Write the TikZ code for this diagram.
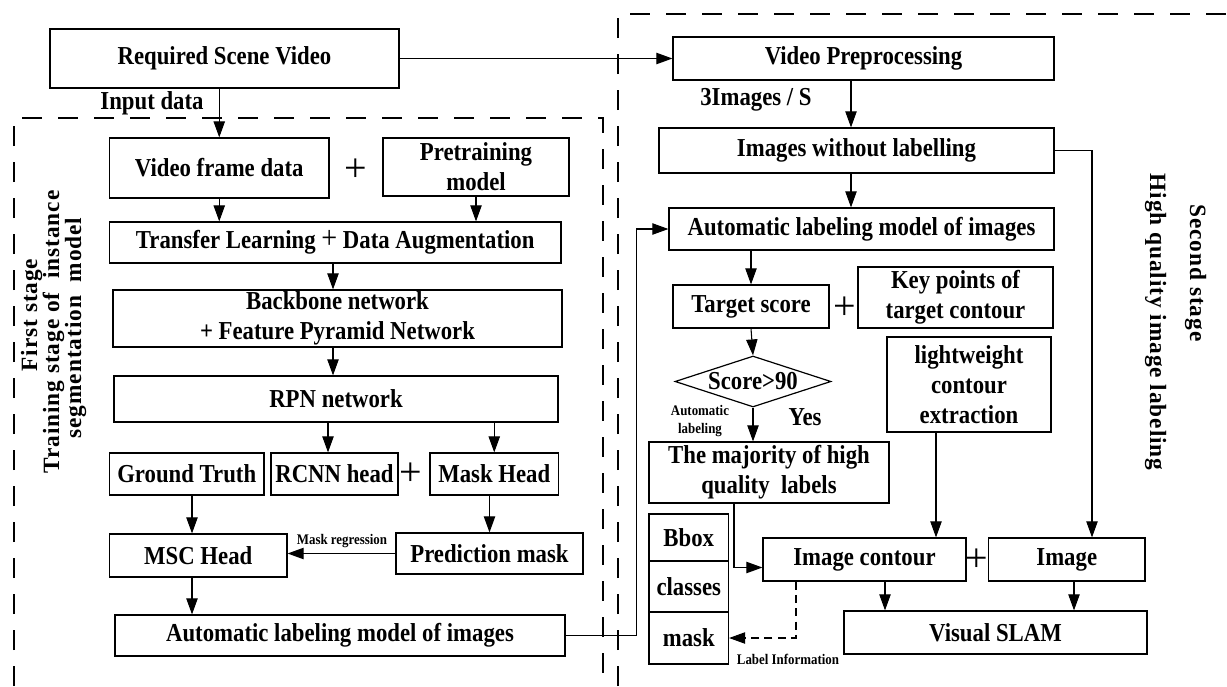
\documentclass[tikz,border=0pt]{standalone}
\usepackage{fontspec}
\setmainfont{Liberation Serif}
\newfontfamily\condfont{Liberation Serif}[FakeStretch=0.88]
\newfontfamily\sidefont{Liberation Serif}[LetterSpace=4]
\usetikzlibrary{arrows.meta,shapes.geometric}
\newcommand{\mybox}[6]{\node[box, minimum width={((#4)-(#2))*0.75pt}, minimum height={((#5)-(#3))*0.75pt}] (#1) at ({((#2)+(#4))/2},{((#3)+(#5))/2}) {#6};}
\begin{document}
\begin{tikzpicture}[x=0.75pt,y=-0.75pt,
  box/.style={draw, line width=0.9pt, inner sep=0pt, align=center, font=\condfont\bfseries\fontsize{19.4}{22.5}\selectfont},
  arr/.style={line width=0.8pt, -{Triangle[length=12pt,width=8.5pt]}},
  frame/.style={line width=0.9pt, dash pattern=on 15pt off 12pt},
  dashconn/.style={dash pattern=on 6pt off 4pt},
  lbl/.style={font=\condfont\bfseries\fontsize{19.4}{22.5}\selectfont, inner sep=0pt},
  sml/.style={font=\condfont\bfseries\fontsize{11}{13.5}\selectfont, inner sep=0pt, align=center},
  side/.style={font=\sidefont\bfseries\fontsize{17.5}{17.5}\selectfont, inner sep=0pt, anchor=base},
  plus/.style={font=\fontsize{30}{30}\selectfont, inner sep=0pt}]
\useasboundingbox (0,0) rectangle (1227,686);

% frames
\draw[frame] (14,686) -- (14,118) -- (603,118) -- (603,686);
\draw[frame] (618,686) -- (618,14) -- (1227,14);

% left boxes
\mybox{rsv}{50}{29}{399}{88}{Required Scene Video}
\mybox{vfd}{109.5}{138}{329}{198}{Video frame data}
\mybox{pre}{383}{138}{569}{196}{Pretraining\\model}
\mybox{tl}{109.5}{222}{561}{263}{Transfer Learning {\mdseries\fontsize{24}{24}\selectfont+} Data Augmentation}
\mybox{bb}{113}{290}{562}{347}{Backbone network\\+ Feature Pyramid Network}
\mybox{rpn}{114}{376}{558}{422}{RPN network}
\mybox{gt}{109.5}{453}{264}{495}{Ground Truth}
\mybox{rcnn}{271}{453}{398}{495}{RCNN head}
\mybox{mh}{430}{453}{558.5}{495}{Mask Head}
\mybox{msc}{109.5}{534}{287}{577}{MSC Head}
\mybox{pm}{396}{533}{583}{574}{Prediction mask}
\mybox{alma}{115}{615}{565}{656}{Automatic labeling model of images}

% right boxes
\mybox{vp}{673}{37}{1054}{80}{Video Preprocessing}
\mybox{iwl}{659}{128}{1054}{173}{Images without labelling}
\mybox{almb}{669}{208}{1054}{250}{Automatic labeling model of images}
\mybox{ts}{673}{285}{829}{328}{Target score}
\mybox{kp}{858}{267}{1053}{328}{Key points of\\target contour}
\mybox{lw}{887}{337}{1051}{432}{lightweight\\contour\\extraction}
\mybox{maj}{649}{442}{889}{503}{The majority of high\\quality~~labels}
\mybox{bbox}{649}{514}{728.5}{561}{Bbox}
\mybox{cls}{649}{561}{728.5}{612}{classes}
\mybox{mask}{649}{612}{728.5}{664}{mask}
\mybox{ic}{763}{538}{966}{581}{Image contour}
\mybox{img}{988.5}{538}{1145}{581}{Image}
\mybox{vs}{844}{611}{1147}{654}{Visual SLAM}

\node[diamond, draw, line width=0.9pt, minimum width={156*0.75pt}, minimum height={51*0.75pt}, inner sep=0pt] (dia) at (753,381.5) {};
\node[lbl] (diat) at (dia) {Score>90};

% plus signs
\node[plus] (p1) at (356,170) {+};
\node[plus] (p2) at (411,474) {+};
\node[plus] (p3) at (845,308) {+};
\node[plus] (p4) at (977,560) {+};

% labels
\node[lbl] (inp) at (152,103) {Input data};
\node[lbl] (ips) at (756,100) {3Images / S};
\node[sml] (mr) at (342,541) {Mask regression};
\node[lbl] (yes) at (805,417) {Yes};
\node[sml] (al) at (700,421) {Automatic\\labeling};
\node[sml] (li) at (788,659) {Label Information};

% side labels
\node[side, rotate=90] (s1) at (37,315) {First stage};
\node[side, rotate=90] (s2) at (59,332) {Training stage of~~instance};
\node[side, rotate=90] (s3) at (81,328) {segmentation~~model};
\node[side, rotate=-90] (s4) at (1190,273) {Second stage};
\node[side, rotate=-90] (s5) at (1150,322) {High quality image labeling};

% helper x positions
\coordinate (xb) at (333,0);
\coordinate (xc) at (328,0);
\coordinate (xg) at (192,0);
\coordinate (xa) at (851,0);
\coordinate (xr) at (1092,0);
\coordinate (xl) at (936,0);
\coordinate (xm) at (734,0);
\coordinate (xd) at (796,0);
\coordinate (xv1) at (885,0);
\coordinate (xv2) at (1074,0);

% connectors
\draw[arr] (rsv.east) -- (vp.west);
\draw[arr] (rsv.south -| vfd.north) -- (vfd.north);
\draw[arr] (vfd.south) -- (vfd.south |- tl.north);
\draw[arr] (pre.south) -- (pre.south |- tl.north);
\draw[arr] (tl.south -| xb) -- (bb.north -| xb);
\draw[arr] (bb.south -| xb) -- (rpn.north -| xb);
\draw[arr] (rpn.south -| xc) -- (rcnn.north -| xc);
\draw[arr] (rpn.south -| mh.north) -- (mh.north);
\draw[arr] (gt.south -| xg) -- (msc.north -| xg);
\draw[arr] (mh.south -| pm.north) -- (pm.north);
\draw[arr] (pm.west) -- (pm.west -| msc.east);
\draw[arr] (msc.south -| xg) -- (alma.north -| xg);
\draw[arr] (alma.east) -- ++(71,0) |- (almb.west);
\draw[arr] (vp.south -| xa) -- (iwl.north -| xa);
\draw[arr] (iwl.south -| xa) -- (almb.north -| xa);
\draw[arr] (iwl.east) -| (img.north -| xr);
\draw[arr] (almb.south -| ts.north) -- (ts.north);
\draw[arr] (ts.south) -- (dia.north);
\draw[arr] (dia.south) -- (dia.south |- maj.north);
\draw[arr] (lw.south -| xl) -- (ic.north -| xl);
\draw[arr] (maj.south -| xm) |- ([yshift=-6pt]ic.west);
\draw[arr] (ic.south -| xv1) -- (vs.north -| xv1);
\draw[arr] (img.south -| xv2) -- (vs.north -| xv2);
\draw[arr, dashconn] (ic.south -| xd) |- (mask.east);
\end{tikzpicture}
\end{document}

# # #

# WHAT IS NEEDED:
Without the pictures, repeat the listing above exactly.

# COMPLETED EXERCISE:
Write the TikZ code for this diagram.
\documentclass[tikz,border=0pt]{standalone}
\usepackage{fontspec}
\setmainfont{Liberation Serif}
\newfontfamily\condfont{Liberation Serif}[FakeStretch=0.88]
\newfontfamily\sidefont{Liberation Serif}[LetterSpace=4]
\usetikzlibrary{arrows.meta,shapes.geometric}
\newcommand{\mybox}[6]{\node[box, minimum width={((#4)-(#2))*0.75pt}, minimum height={((#5)-(#3))*0.75pt}] (#1) at ({((#2)+(#4))/2},{((#3)+(#5))/2}) {#6};}
\begin{document}
\begin{tikzpicture}[x=0.75pt,y=-0.75pt,
  box/.style={draw, line width=0.9pt, inner sep=0pt, align=center, font=\condfont\bfseries\fontsize{19.4}{22.5}\selectfont},
  arr/.style={line width=0.8pt, -{Triangle[length=12pt,width=8.5pt]}},
  frame/.style={line width=0.9pt, dash pattern=on 15pt off 12pt},
  dashconn/.style={dash pattern=on 6pt off 4pt},
  lbl/.style={font=\condfont\bfseries\fontsize{19.4}{22.5}\selectfont, inner sep=0pt},
  sml/.style={font=\condfont\bfseries\fontsize{11}{13.5}\selectfont, inner sep=0pt, align=center},
  side/.style={font=\sidefont\bfseries\fontsize{17.5}{17.5}\selectfont, inner sep=0pt, anchor=base},
  plus/.style={font=\fontsize{30}{30}\selectfont, inner sep=0pt}]
\useasboundingbox (0,0) rectangle (1227,686);

% frames
\draw[frame] (14,686) -- (14,118) -- (603,118) -- (603,686);
\draw[frame] (618,686) -- (618,14) -- (1227,14);

% left boxes
\mybox{rsv}{50}{29}{399}{88}{Required Scene Video}
\mybox{vfd}{109.5}{138}{329}{198}{Video frame data}
\mybox{pre}{383}{138}{569}{196}{Pretraining\\model}
\mybox{tl}{109.5}{222}{561}{263}{Transfer Learning {\mdseries\fontsize{24}{24}\selectfont+} Data Augmentation}
\mybox{bb}{113}{290}{562}{347}{Backbone network\\+ Feature Pyramid Network}
\mybox{rpn}{114}{376}{558}{422}{RPN network}
\mybox{gt}{109.5}{453}{264}{495}{Ground Truth}
\mybox{rcnn}{271}{453}{398}{495}{RCNN head}
\mybox{mh}{430}{453}{558.5}{495}{Mask Head}
\mybox{msc}{109.5}{534}{287}{577}{MSC Head}
\mybox{pm}{396}{533}{583}{574}{Prediction mask}
\mybox{alma}{115}{615}{565}{656}{Automatic labeling model of images}

% right boxes
\mybox{vp}{673}{37}{1054}{80}{Video Preprocessing}
\mybox{iwl}{659}{128}{1054}{173}{Images without labelling}
\mybox{almb}{669}{208}{1054}{250}{Automatic labeling model of images}
\mybox{ts}{673}{285}{829}{328}{Target score}
\mybox{kp}{858}{267}{1053}{328}{Key points of\\target contour}
\mybox{lw}{887}{337}{1051}{432}{lightweight\\contour\\extraction}
\mybox{maj}{649}{442}{889}{503}{The majority of high\\quality~~labels}
\mybox{bbox}{649}{514}{728.5}{561}{Bbox}
\mybox{cls}{649}{561}{728.5}{612}{classes}
\mybox{mask}{649}{612}{728.5}{664}{mask}
\mybox{ic}{763}{538}{966}{581}{Image contour}
\mybox{img}{988.5}{538}{1145}{581}{Image}
\mybox{vs}{844}{611}{1147}{654}{Visual SLAM}

\node[diamond, draw, line width=0.9pt, minimum width={156*0.75pt}, minimum height={51*0.75pt}, inner sep=0pt] (dia) at (753,381.5) {};
\node[lbl] (diat) at (dia) {Score>90};

% plus signs
\node[plus] (p1) at (356,170) {+};
\node[plus] (p2) at (411,474) {+};
\node[plus] (p3) at (845,308) {+};
\node[plus] (p4) at (977,560) {+};

% labels
\node[lbl] (inp) at (152,103) {Input data};
\node[lbl] (ips) at (756,100) {3Images / S};
\node[sml] (mr) at (342,541) {Mask regression};
\node[lbl] (yes) at (805,417) {Yes};
\node[sml] (al) at (700,421) {Automatic\\labeling};
\node[sml] (li) at (788,659) {Label Information};

% side labels
\node[side, rotate=90] (s1) at (37,315) {First stage};
\node[side, rotate=90] (s2) at (59,332) {Training stage of~~instance};
\node[side, rotate=90] (s3) at (81,328) {segmentation~~model};
\node[side, rotate=-90] (s4) at (1190,273) {Second stage};
\node[side, rotate=-90] (s5) at (1150,322) {High quality image labeling};

% helper x positions
\coordinate (xb) at (333,0);
\coordinate (xc) at (328,0);
\coordinate (xg) at (192,0);
\coordinate (xa) at (851,0);
\coordinate (xr) at (1092,0);
\coordinate (xl) at (936,0);
\coordinate (xm) at (734,0);
\coordinate (xd) at (796,0);
\coordinate (xv1) at (885,0);
\coordinate (xv2) at (1074,0);

% connectors
\draw[arr] (rsv.east) -- (vp.west);
\draw[arr] (rsv.south -| vfd.north) -- (vfd.north);
\draw[arr] (vfd.south) -- (vfd.south |- tl.north);
\draw[arr] (pre.south) -- (pre.south |- tl.north);
\draw[arr] (tl.south -| xb) -- (bb.north -| xb);
\draw[arr] (bb.south -| xb) -- (rpn.north -| xb);
\draw[arr] (rpn.south -| xc) -- (rcnn.north -| xc);
\draw[arr] (rpn.south -| mh.north) -- (mh.north);
\draw[arr] (gt.south -| xg) -- (msc.north -| xg);
\draw[arr] (mh.south -| pm.north) -- (pm.north);
\draw[arr] (pm.west) -- (pm.west -| msc.east);
\draw[arr] (msc.south -| xg) -- (alma.north -| xg);
\draw[arr] (alma.east) -- ++(71,0) |- (almb.west);
\draw[arr] (vp.south -| xa) -- (iwl.north -| xa);
\draw[arr] (iwl.south -| xa) -- (almb.north -| xa);
\draw[arr] (iwl.east) -| (img.north -| xr);
\draw[arr] (almb.south -| ts.north) -- (ts.north);
\draw[arr] (ts.south) -- (dia.north);
\draw[arr] (dia.south) -- (dia.south |- maj.north);
\draw[arr] (lw.south -| xl) -- (ic.north -| xl);
\draw[arr] (maj.south -| xm) |- ([yshift=-6pt]ic.west);
\draw[arr] (ic.south -| xv1) -- (vs.north -| xv1);
\draw[arr] (img.south -| xv2) -- (vs.north -| xv2);
\draw[arr, dashconn] (ic.south -| xd) |- (mask.east);
\end{tikzpicture}
\end{document}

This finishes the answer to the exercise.